### Task statement
Make an exact copy, from the records below, of the lines from the line containing "Emit a component" to the line containing "Scatter, XAxis, YAxis", both lines included, excluding pictures.

[Start Data for processing]

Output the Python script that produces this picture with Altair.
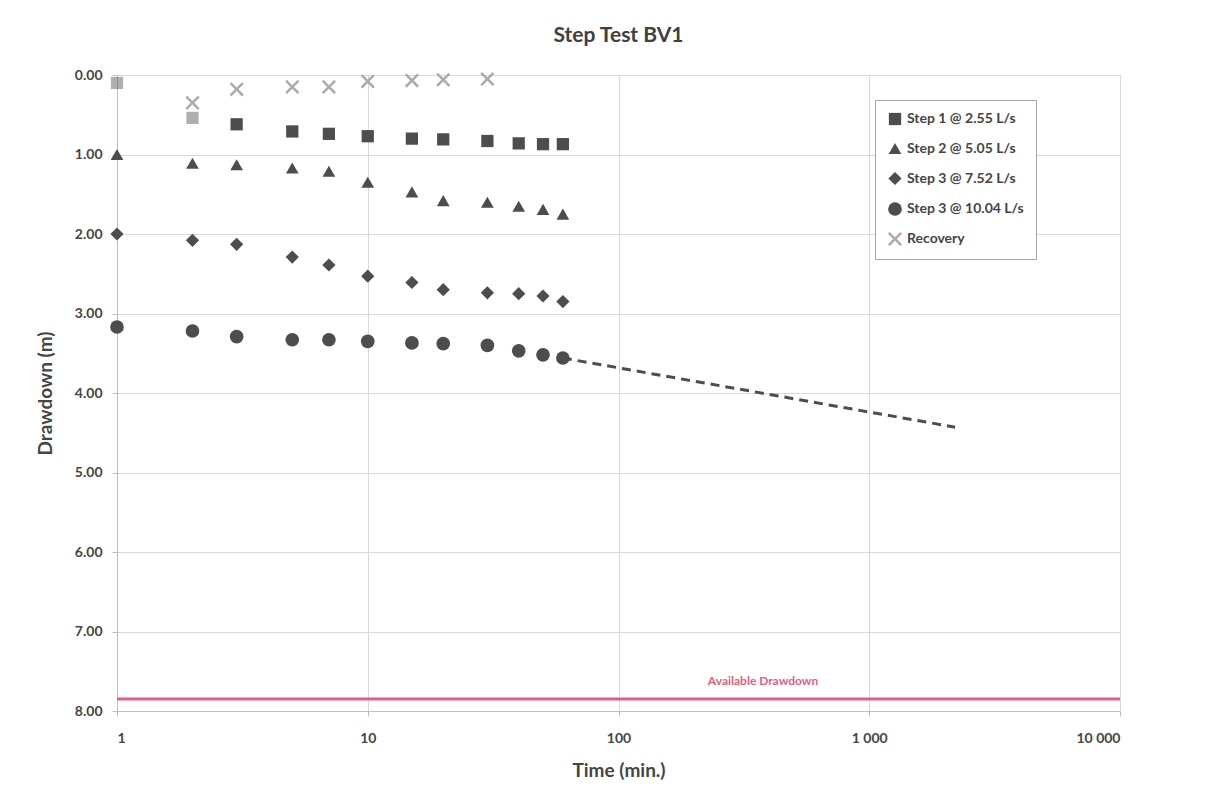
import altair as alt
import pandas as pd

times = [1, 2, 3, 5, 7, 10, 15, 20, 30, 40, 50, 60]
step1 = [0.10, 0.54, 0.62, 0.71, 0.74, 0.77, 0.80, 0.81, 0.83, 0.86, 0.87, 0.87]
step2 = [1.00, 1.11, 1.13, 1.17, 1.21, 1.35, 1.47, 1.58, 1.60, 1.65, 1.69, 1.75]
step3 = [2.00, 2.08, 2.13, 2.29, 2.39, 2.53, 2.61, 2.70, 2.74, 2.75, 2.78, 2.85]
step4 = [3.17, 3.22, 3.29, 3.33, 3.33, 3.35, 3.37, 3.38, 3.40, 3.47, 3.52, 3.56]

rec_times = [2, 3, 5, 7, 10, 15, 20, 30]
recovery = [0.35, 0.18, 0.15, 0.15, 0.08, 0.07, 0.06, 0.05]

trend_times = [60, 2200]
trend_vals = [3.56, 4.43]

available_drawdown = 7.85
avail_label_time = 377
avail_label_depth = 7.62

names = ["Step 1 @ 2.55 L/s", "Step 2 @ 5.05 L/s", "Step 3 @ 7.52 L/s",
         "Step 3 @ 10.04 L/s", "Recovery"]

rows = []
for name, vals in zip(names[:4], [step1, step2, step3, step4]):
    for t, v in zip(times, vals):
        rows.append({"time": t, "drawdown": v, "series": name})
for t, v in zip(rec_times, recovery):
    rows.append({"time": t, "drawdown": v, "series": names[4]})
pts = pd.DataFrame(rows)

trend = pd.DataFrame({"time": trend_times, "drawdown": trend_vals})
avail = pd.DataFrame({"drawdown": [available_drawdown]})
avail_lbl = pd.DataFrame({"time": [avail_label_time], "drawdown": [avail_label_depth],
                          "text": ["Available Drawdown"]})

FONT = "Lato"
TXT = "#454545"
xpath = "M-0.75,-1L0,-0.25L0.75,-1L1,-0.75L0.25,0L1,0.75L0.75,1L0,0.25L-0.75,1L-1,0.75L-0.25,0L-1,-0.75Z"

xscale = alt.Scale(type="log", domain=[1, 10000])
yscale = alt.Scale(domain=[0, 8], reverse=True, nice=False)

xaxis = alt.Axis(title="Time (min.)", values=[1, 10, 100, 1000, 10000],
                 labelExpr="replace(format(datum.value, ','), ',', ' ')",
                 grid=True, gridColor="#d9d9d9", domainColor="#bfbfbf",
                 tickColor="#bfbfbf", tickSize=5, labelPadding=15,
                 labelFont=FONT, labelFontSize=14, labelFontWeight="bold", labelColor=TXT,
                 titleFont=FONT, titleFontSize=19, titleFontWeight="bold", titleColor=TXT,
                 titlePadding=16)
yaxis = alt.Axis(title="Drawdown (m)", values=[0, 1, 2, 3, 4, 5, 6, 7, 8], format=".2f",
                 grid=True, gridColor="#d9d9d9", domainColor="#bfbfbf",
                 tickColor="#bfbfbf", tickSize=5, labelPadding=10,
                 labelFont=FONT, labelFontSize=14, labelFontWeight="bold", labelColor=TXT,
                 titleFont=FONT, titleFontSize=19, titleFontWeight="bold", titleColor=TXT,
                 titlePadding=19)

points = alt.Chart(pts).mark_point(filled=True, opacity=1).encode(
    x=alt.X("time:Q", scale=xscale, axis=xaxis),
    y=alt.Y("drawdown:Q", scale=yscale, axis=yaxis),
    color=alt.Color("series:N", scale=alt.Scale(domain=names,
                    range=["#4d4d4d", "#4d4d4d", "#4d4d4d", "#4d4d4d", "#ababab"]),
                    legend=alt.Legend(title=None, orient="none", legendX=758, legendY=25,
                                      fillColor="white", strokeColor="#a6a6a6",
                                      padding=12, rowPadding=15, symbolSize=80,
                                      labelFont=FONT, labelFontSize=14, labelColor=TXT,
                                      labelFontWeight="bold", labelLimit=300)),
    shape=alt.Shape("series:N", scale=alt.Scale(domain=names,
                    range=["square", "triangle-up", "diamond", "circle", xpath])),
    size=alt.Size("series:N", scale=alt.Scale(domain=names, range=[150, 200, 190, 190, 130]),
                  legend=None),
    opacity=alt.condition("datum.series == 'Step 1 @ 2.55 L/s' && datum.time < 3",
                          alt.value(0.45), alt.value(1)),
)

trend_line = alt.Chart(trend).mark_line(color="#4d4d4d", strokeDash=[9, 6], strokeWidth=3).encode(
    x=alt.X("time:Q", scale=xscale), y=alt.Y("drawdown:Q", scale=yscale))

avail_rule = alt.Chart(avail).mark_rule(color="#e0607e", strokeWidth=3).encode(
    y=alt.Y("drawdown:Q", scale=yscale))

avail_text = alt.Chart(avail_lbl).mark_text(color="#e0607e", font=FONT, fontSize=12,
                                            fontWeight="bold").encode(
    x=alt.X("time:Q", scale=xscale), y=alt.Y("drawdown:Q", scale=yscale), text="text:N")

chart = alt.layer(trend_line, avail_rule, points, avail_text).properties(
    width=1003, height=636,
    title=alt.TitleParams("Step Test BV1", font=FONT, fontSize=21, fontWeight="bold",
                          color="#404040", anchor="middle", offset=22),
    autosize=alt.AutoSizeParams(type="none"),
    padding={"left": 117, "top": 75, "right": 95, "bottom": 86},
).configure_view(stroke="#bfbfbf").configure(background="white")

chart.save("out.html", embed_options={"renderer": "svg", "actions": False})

[End Data for processing]
[Start Data for processing]

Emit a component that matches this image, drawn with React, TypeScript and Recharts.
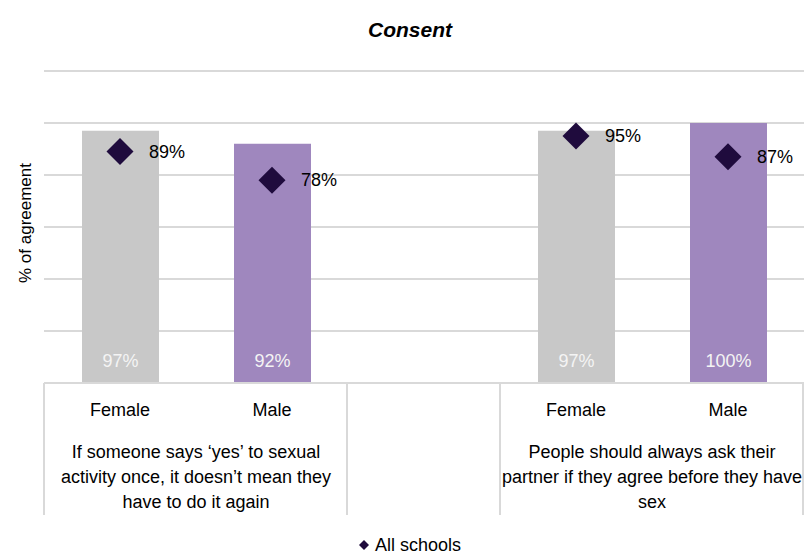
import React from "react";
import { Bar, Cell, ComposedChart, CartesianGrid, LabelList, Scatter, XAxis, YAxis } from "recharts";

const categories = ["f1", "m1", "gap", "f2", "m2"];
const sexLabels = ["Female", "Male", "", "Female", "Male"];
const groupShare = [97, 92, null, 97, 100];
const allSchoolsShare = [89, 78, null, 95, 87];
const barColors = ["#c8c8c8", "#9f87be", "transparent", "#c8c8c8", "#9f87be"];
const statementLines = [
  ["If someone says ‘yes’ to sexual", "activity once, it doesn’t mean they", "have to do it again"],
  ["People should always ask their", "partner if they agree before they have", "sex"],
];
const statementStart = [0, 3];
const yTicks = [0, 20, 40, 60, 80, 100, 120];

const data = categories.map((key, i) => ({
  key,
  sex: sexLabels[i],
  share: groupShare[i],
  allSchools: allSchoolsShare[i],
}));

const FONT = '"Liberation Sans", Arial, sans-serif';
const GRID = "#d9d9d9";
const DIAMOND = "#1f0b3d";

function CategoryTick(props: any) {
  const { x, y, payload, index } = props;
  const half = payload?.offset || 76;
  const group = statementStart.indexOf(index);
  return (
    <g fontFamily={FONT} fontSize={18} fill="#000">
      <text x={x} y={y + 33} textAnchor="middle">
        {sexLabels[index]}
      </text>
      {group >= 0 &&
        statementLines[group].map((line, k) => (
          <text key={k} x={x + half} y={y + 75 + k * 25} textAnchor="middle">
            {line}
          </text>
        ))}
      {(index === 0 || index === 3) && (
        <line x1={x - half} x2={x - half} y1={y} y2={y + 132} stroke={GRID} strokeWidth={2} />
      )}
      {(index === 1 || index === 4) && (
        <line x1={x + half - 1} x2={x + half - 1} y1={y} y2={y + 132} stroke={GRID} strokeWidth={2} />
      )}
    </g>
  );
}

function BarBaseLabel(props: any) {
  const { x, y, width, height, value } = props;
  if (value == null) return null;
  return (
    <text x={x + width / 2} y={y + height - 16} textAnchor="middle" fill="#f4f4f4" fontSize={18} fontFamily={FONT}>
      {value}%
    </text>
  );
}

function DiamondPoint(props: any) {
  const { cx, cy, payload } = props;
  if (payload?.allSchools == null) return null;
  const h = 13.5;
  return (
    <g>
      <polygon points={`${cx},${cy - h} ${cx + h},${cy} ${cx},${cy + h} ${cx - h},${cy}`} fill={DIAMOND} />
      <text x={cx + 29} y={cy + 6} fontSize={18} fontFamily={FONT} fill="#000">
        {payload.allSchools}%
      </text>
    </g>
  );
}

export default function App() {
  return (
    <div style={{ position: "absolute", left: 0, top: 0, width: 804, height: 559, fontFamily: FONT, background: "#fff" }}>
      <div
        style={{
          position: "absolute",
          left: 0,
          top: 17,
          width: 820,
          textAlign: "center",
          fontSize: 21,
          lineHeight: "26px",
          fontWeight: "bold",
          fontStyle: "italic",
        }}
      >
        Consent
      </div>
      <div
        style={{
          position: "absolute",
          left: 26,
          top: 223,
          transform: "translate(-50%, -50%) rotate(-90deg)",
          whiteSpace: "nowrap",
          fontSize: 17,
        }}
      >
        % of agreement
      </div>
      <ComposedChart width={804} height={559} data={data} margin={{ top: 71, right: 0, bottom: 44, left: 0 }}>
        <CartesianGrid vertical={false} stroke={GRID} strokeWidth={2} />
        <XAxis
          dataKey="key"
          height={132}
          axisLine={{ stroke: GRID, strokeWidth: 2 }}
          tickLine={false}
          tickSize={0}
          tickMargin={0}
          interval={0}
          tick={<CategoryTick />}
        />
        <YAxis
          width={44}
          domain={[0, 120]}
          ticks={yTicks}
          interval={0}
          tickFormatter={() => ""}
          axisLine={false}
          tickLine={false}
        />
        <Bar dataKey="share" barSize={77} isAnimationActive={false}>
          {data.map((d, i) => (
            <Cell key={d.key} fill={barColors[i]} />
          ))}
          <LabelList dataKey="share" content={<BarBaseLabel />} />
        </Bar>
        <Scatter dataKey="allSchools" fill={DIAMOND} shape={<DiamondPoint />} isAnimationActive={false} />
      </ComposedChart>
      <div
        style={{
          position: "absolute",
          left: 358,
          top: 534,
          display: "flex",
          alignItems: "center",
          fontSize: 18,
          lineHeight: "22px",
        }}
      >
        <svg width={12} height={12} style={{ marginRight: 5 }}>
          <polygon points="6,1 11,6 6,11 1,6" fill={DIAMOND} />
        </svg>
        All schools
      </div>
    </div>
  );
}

[End Data for processing]
[Start Data for processing]

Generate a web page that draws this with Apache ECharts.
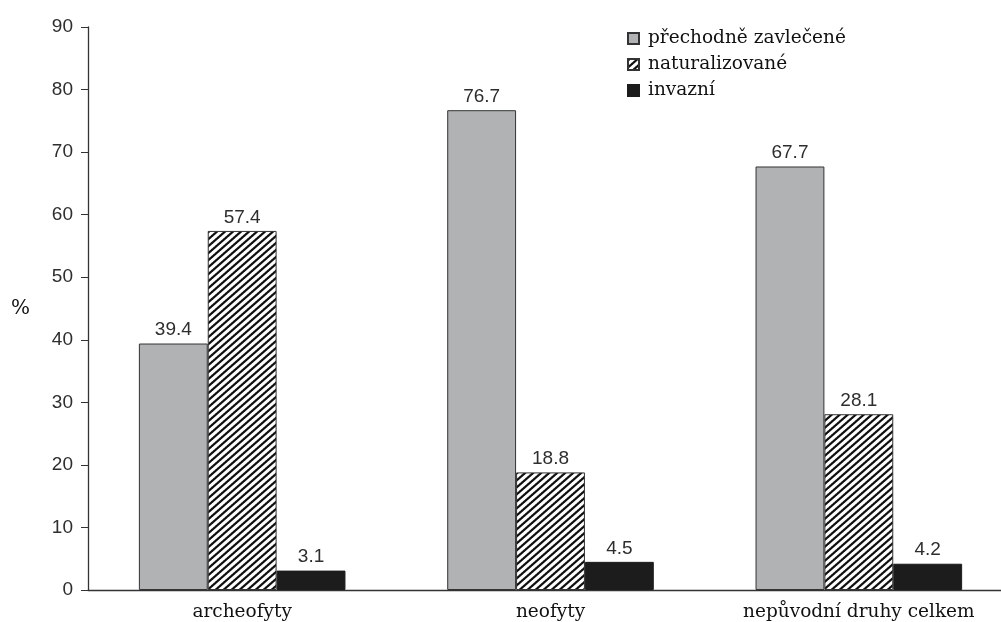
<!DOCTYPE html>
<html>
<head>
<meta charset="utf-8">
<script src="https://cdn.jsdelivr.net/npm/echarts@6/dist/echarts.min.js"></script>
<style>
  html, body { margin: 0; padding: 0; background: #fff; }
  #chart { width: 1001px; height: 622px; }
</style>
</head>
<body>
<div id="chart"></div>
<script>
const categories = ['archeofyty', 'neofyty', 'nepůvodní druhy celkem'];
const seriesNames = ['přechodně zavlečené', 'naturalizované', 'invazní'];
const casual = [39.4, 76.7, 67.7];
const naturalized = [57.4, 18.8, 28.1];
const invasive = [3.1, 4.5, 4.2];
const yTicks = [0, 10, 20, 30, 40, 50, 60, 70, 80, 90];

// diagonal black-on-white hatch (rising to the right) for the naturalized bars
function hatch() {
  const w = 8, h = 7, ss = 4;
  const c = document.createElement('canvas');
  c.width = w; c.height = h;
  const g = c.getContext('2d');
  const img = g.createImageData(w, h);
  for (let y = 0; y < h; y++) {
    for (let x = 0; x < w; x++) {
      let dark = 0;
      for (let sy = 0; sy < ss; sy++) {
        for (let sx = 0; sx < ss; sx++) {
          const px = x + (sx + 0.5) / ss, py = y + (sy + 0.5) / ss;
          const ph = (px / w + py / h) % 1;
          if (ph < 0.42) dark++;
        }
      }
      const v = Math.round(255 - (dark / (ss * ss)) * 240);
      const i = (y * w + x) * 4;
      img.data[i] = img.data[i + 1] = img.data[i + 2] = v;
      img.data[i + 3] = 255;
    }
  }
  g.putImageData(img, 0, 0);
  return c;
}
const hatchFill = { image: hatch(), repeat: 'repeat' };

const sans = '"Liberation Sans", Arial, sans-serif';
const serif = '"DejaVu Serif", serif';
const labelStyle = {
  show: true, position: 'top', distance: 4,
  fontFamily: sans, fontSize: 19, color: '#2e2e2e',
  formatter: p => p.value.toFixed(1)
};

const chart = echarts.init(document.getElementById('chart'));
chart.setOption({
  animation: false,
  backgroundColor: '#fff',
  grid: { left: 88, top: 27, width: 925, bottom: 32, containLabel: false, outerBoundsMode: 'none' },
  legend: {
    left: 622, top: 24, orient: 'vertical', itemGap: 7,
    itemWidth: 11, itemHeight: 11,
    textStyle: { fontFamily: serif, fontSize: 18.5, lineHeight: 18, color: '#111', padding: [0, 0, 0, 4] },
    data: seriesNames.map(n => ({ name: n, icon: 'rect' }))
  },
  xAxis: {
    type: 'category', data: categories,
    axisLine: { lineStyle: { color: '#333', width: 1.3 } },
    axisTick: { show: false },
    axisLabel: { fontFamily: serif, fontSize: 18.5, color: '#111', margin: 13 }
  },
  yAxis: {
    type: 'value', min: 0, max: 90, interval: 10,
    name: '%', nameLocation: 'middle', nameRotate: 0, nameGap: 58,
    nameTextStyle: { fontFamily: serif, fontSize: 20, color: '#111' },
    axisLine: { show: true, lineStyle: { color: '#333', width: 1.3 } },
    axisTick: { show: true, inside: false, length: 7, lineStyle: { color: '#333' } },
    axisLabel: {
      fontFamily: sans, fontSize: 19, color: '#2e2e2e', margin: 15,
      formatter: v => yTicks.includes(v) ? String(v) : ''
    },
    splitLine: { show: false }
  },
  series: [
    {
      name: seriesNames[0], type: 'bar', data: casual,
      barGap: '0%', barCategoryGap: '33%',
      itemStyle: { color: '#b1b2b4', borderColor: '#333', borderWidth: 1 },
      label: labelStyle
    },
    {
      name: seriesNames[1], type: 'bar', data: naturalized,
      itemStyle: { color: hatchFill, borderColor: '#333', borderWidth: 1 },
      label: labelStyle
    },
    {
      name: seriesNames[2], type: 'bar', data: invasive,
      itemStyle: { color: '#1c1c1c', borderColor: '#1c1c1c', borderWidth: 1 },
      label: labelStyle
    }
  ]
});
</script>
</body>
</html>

[End Data for processing]

### Worked solution
Emit a component that matches this image, drawn with React, TypeScript and Recharts.
import React from "react";
import { Bar, Cell, ComposedChart, CartesianGrid, LabelList, Scatter, XAxis, YAxis } from "recharts";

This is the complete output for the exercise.